When things were sticky with the situation with Helen who wasnt going to be able to come back here to Gardner Webb... I joked around saying I never fully understood what "prayer without ceasing" really meant...I say that I joked but real life, I really have come to grasp this and I for a long time didnt think it was possible. Whether it was praying for the Helen to stay at Gardner Webb or my next Hebrew test, I constantly found myself in constant prayer this semester. I pray for these amazing people that surround me everyday, I pray for my family every day, I pray for people I dont even know, I pray that God would keep showing up like He did this semester because I can actually see it and feel His presence. 

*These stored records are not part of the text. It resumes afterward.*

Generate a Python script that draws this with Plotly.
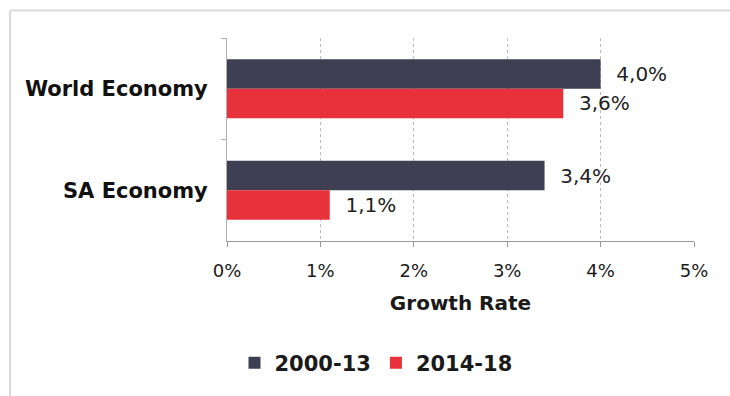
import plotly.graph_objects as go

categories = ["World Economy", "SA Economy"]
series_names = ["2000-13", "2014-18"]
values_2000_13 = [4.0, 3.4]
values_2014_18 = [3.6, 1.1]
x_ticks = [0, 1, 2, 3, 4, 5]
x_tick_labels = ["0%", "1%", "2%", "3%", "4%", "5%"]

colors = ["#3e3f52", "#e8323b"]

def fmt(v):
    return "\u00a0\u00a0" + f"{v:.1f}".replace(".", ",") + "%"

fig = go.Figure()
for name, vals, col in zip(series_names, [values_2000_13, values_2014_18], colors):
    fig.add_trace(go.Bar(
        y=categories, x=vals, name=name, orientation="h",
        marker=dict(color=col, line=dict(width=0)),
        text=[fmt(v) for v in vals], textposition="outside",
        textfont=dict(family="DejaVu Sans", size=20, color="#222222"),
        cliponaxis=False,
    ))

L, R, T, B = 227, 694, 38, 244
W, H = 730, 396
pw, ph = R - L, B - T

def px(x):
    return (x - L) / pw

def py(y):
    return (B - y) / ph

frame = dict(color="#d9d9d9", width=2)
fig.add_shape(type="line", xref="paper", yref="paper",
              x0=px(10), x1=px(760), y0=py(10), y1=py(10), line=frame, layer="below")
fig.add_shape(type="line", xref="paper", yref="paper",
              x0=px(10), x1=px(10), y0=py(10), y1=py(420), line=frame, layer="below")

fig.update_layout(
    width=W, height=H,
    margin=dict(l=L, r=W - R, t=T, b=H - B, pad=0),
    paper_bgcolor="white", plot_bgcolor="white",
    barmode="group", bargap=0.42, bargroupgap=0,
    font=dict(family="DejaVu Sans", color="#1a1a1a"),
    showlegend=True,
    legend=dict(orientation="h", x=px(376), xanchor="center", y=py(368), yanchor="middle",
                font=dict(family="DejaVu Sans", size=21, color="#1a1a1a", weight="bold"),
                itemwidth=30, traceorder="normal", bgcolor="rgba(0,0,0,0)"),
    xaxis=dict(range=[0, 5], tickvals=x_ticks, ticktext=x_tick_labels,
               showgrid=True, gridcolor="#bdbdbd", griddash="dot", gridwidth=1,
               showline=True, linecolor="#9a9a9a", linewidth=1,
               ticks="outside", ticklen=5, tickcolor="#9a9a9a",
               tickfont=dict(family="DejaVu Sans", size=18, color="#1a1a1a"),
               ticklabelstandoff=8,
               zeroline=False,
               title=dict(text="Growth Rate", font=dict(family="DejaVu Sans", size=20, weight="bold", color="#1a1a1a"), standoff=16)),
    yaxis=dict(autorange="reversed", showgrid=False, showline=True, linecolor="#b0b0b0", linewidth=1,
               ticks="outside", tickson="boundaries", ticklen=5, tickcolor="#b0b0b0",
               tickfont=dict(family="DejaVu Sans", size=21, weight="bold", color="#111111"),
               ticklabelstandoff=14),
)

fig.write_html("out.html")
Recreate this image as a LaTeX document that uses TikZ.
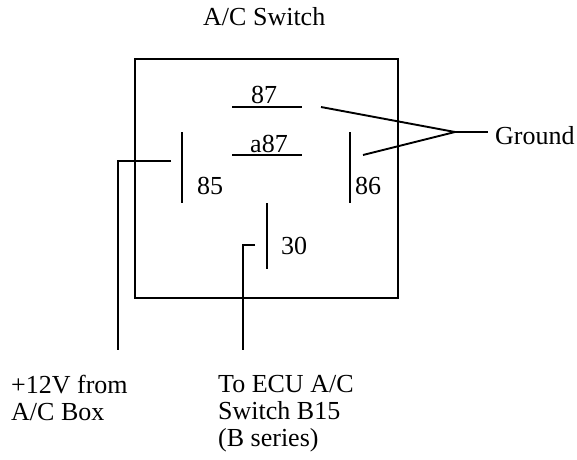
\documentclass[tikz,border=0pt]{standalone}
\usepackage{fontspec}
\setmainfont{Liberation Serif}
\usepackage{tikz}
\usetikzlibrary{positioning}

\begin{document}
\begin{tikzpicture}[x=1pt, y=-1pt,
        every node/.style = {inner sep=0pt, font=\fontsize{26}{27}\selectfont},
        pinlabel/.style = {anchor=base west},
        wire/.style = {line width=1.9pt},
        relaybox/.style = {line width=2.4pt}]
    \useasboundingbox (0,0) rectangle (577,459);
    % relay body
    \draw[relaybox] (135,59) rectangle (398,298);
    \node[anchor=base west] (title) at (203,25) {A/C Switch};
    % contacts
    \coordinate (p87a) at (232,107);  \coordinate (p87b) at (302,107);
    \coordinate (pa87a) at (232,155); \coordinate (pa87b) at (302,155);
    \coordinate (p85a) at (182,132);  \coordinate (p85b) at (182,203);
    \coordinate (p86a) at (350,132);  \coordinate (p86b) at (350,203);
    \coordinate (p30a) at (267,203);  \coordinate (p30b) at (267,269);
    \draw[wire] (p87a) -- (p87b);
    \draw[wire] (pa87a) -- (pa87b);
    \draw[wire] (p85a) -- (p85b);
    \draw[wire] (p86a) -- (p86b);
    \draw[wire] (p30a) -- (p30b);
    \node[anchor=base] (l87) at (264,103) {87};
    \node[anchor=base] (la87) at (269,152) {a87};
    \node[pinlabel] (l85) at (197,194) {85};
    \node[pinlabel] (l86) at (355,194) {86};
    \node[pinlabel] (l30) at (281,254) {30};
    % ground
    \coordinate (g87) at (321,107);
    \coordinate (g86) at (363,155);
    \coordinate (gjoin) at (455,132);
    \coordinate (gend) at (488,132);
    \node[pinlabel] (ground) at (495,144) {Ground};
    \draw[wire] (g87) -- (gjoin) -- (g86);
    \draw[wire] (gjoin) -- (gend);
    % feeds
    \coordinate (f85) at (171,161);
    \coordinate (f85d) at (118,350);
    \coordinate (f30) at (255,245);
    \coordinate (f30d) at (243,350);
    \draw[wire] (f85) -| (f85d);
    \draw[wire] (f30) -| (f30d);
    \node[anchor=north west, align=left] (supply) at (11,375) {+12V from\\A/C Box};
    \node[anchor=north west, align=left] (ecu) at (218,375) {To ECU A/C\\Switch B15\\(B series)};
\end{tikzpicture}
\end{document}
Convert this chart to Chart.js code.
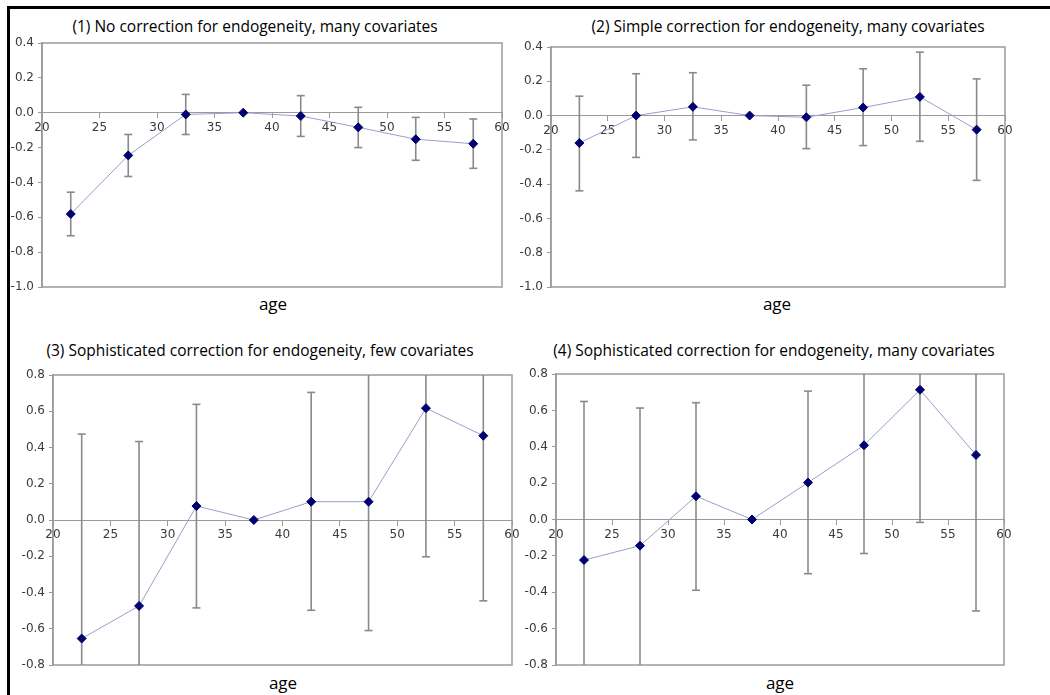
<!DOCTYPE html>
<html>
<head>
<meta charset="utf-8">
<script src="https://cdn.jsdelivr.net/npm/chart.js@4/dist/chart.umd.min.js"></script>
<style>
  html, body { margin: 0; padding: 0; background: #fff; }
  #wrap { position: relative; width: 1050px; height: 695px; background: #fff; overflow: hidden; }
  #wrap canvas { position: absolute; left: 0; top: 0; }
  .frame { position: absolute; left: 7px; top: 6px; width: 1060px; height: 700px;
           border-top: 3px solid #000; border-left: 3px solid #000; }
  .ttl { position: absolute; font-family: "Open Sans", "Noto Sans", sans-serif; font-size: 15.5px;
         color: #000; white-space: nowrap; transform: translate(-50%, -50%); }
  .age { position: absolute; font-family: "Open Sans", "Noto Sans", sans-serif; font-size: 17px;
         color: #000; white-space: nowrap; transform: translate(-50%, -50%); }
</style>
</head>
<body>
<div id="wrap">
  <div class="frame"></div>
  <div class="ttl" style="left:255px;top:26px">(1) No correction for endogeneity, many covariates</div>
  <div class="ttl" style="left:788px;top:26px">(2) Simple correction for endogeneity, many covariates</div>
  <div class="ttl" style="left:260px;top:350px">(3) Sophisticated correction for endogeneity, few covariates</div>
  <div class="ttl" style="left:774px;top:350px">(4) Sophisticated correction for endogeneity, many covariates</div>
  <div class="age" style="left:273px;top:303px">age</div>
  <div class="age" style="left:777px;top:303px">age</div>
  <div class="age" style="left:283px;top:682px">age</div>
  <div class="age" style="left:780px;top:682px">age</div>
  <canvas id="c1" width="1050" height="695"></canvas>
  <canvas id="c2" width="1050" height="695"></canvas>
  <canvas id="c3" width="1050" height="695"></canvas>
  <canvas id="c4" width="1050" height="695"></canvas>
</div>
<script>
// ---- data ----
const ages = [22.5, 27.5, 32.5, 37.5, 42.5, 47.5, 52.5, 57.5];

// (1) No correction, many covariates
const est1 = [-0.581, -0.245, -0.010, 0.000, -0.019, -0.084, -0.152, -0.178];
const lo1  = [-0.706, -0.366, -0.125, null, -0.136, -0.200, -0.273, -0.319];
const hi1  = [-0.456, -0.125,  0.105, null,  0.098,  0.031, -0.027, -0.036];

// (2) Simple correction, many covariates
const est2 = [-0.160, 0.000, 0.051, 0.000, -0.010, 0.047, 0.109, -0.082];
const lo2  = [-0.439, -0.244, -0.142, null, -0.193, -0.175, -0.150, -0.378];
const hi2  = [ 0.113,  0.244,  0.250, null,  0.177,  0.273,  0.370,  0.214];

// (3) Sophisticated correction, few covariates
const est3 = [-0.654, -0.474, 0.077, 0.000, 0.101, 0.101, 0.617, 0.465];
const lo3  = [-1.780, -1.380, -0.485, null, -0.498, -0.610, -0.203, -0.446];
const hi3  = [ 0.474,  0.433,  0.638, null,  0.704,  0.810,  1.440,  1.380];

// (4) Sophisticated correction, many covariates
const est4 = [-0.223, -0.144, 0.128, 0.000, 0.203, 0.408, 0.713, 0.355];
const lo4  = [-1.095, -0.900, -0.389, null, -0.298, -0.187, -0.016, -0.503];
const hi4  = [ 0.649,  0.613,  0.642, null,  0.706,  1.000,  1.440,  1.216];

const xTicks = [20, 25, 30, 35, 40, 45, 50, 55, 60];
const yRangeTop = [-1.0, 0.4];
const yRangeBottom = [-0.8, 0.8];

// ---- styling / layout ----
const AXIS_GRAY = '#9a9a9a';
const TICK_FONT = { family: '"DejaVu Sans", sans-serif', size: 12 };
const Y_AXIS_W = 34;

const plotBox = {
  id: 'plotBox',
  beforeDatasetsDraw(chart) {
    const { ctx, chartArea: a } = chart;
    ctx.save();
    ctx.strokeStyle = AXIS_GRAY;
    ctx.lineWidth = 1.5;
    ctx.strokeRect(a.left, a.top, a.right - a.left, a.bottom - a.top);
    ctx.restore();
  }
};

function errData(lo, hi) {
  const out = [];
  ages.forEach((a, i) => {
    if (lo[i] === null || hi[i] === null) return;
    out.push({ x: a, y: lo[i] }, { x: a, y: hi[i] }, { x: a, y: null });
  });
  return out;
}

function makeChart(id, est, lo, hi, yr, area) {
  new Chart(document.getElementById(id), {
    type: 'scatter',
    data: {
      datasets: [
        {
          label: 'estimate',
          data: ages.map((a, i) => ({ x: a, y: est[i] })),
          showLine: true,
          borderColor: '#9c9ccc',
          borderWidth: 1,
          pointStyle: 'rectRot',
          pointRadius: 4.5,
          pointBackgroundColor: '#000070',
          pointBorderColor: '#000070',
          pointBorderWidth: 1
        },
        {
          label: 'interval',
          data: errData(lo, hi),
          showLine: true,
          spanGaps: false,
          borderColor: '#8a8a8a',
          borderWidth: 1.6,
          pointStyle: 'line',
          pointRadius: 4,
          pointBorderColor: '#8a8a8a',
          pointBorderWidth: 1.6
        }
      ]
    },
    options: {
      responsive: false,
      animation: false,
      events: [],
      layout: {
        padding: { left: area.L - Y_AXIS_W, top: area.T, right: 1050 - area.R, bottom: 695 - area.B }
      },
      plugins: { legend: { display: false }, tooltip: { enabled: false }, title: { display: false } },
      scales: {
        x: {
          type: 'linear',
          position: { y: 0 },
          min: xTicks[0],
          max: xTicks[xTicks.length - 1],
          afterBuildTicks: s => { s.ticks = xTicks.map(v => ({ value: v })); },
          ticks: { font: TICK_FONT, color: '#3a3a3a', padding: 3, maxRotation: 0,
                   callback: v => String(v) },
          grid: { drawOnChartArea: false, drawTicks: true, tickLength: 5, color: AXIS_GRAY, lineWidth: 1 },
          border: { color: AXIS_GRAY, width: 1 }
        },
        y: {
          type: 'linear',
          position: 'left',
          min: yr[0],
          max: yr[1],
          afterFit: s => { s.width = Y_AXIS_W; },
          ticks: { stepSize: 0.2, font: TICK_FONT, color: '#3a3a3a', padding: 4,
                   callback: v => (Math.abs(v) < 1e-9 ? 0 : v).toFixed(1) },
          grid: { drawOnChartArea: false, drawTicks: true, tickLength: 4, color: AXIS_GRAY },
          border: { color: AXIS_GRAY, width: 1.5 }
        }
      }
    },
    plugins: [plotBox]
  });
}

makeChart('c1', est1, lo1, hi1, yRangeTop,    { L: 42,  R: 502,  T: 43,  B: 287 });
makeChart('c2', est2, lo2, hi2, yRangeTop,    { L: 551, R: 1005, T: 47,  B: 287 });
makeChart('c3', est3, lo3, hi3, yRangeBottom, { L: 53,  R: 512,  T: 375, B: 665 });
makeChart('c4', est4, lo4, hi4, yRangeBottom, { L: 556, R: 1004, T: 374, B: 665 });
</script>
</body>
</html>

One of the biggest things that has helped me in all this is in the relationship with one of my friends, surprise! But really...I have had good friends, great friends, and when I felt like those people need to go up even more of a level, Ive had best friends but this one tops it all. It is a friendship that brings out the most important things to me, the most important is my relationship with the Lord. I have always found myself taking one step forward and then two steps back because I got scared or something didnt go my way but everyday I am looking to step forward and I'm challenged in it, whether its through simple things or really really tough things.


Blah blah blah I could go on forever cause frankly I am kind of freaking out. Goodbyes are not my favorite, of course of course "see you next year" is always an option but in this moment it still is goodbye because something will go away and something new will come back. Not saying there is going to be a drastic change and things will end but we are constantly moving through the seasons and changing as we keep on growing.